Ulrich Schneider, Hauptgeschäftsführer des Paritätischen Wolfahrtsverbandes, wähnt Heil „getrieben von der CDU“ und wirft ihm ebenfalls „hilflose Symbolpolitik“ vor. Totalverweiger in Bürgergeld-Bezug seien eine „verschwindend geringe Minderheit“, dennoch werde das neue verschärfte Gesetz „wieder Vorurteile befeuern und spalten“ und „viel Schaden“ anrichten, so Schneiders Prognose.
Die Diakonie findet den Heil-Plan „kontraproduktiv“. „Aus unserer täglichen Beratungspraxis wissen wir, dass Sanktionen besonders Menschen mit besonderen Problemen hart treffen, zum Beispiel jene, die nicht gut lesen und schreiben können, oder Personen mit psychischen Erkrankungen oder Suchtproblemen“, so die Sozialvorständin der Diakonie, Maria Loheide, laut dem Evangelischen Pressedienst.

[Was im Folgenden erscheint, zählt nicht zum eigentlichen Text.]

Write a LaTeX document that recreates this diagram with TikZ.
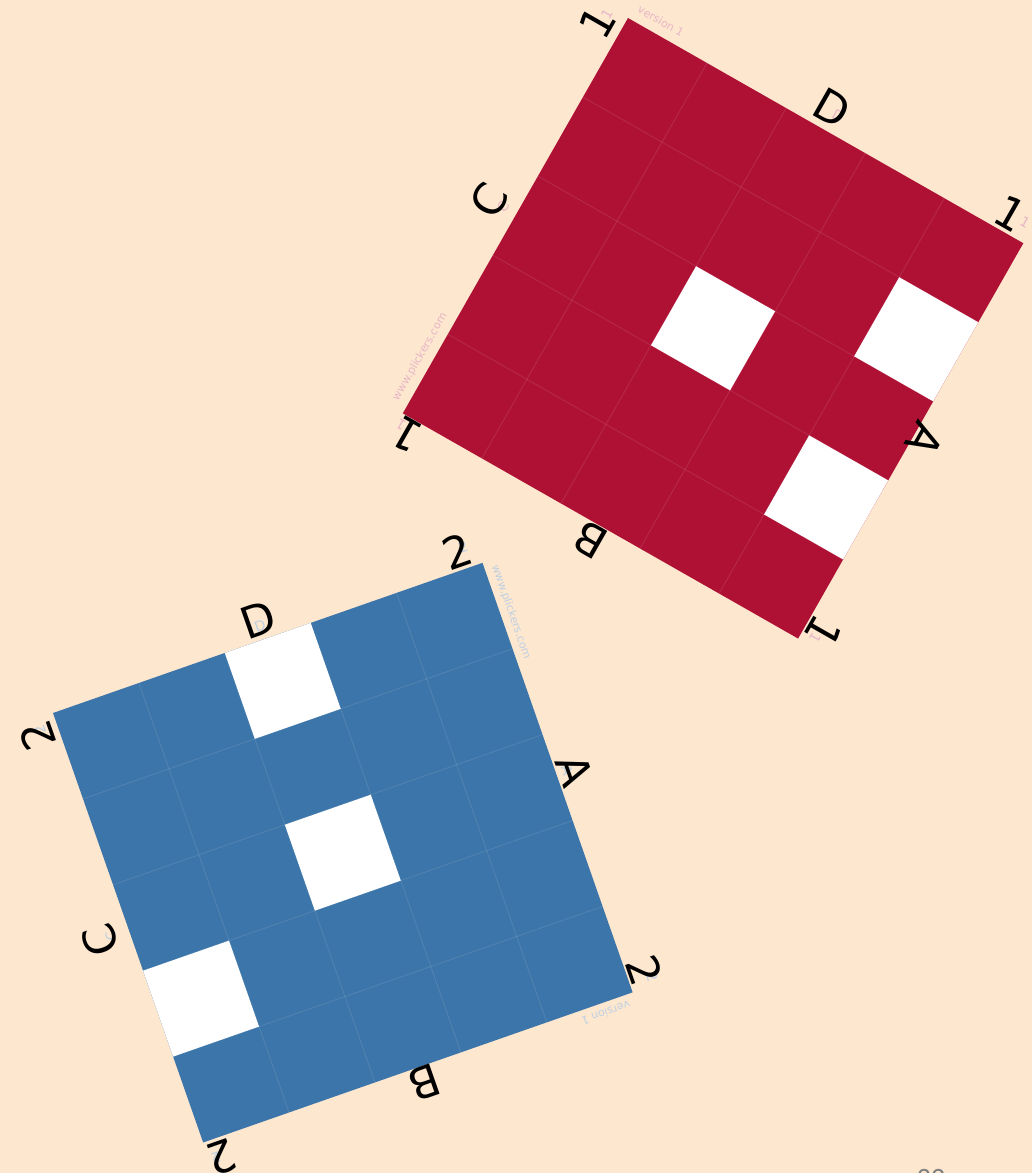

Arbeitsminister Heil, der zuvor schon gegen Sozialschmarotzer austeilte, rechtfertigt seine Reform damit, dass es nicht sein könne, „dass eine kleine Minderheit das ganze System in Verruf“ bringe. Die Einführung der 100-Prozent-Sanktion sei daher auch im Interesse der aufrichtigen Bürgergeld-Empfänger.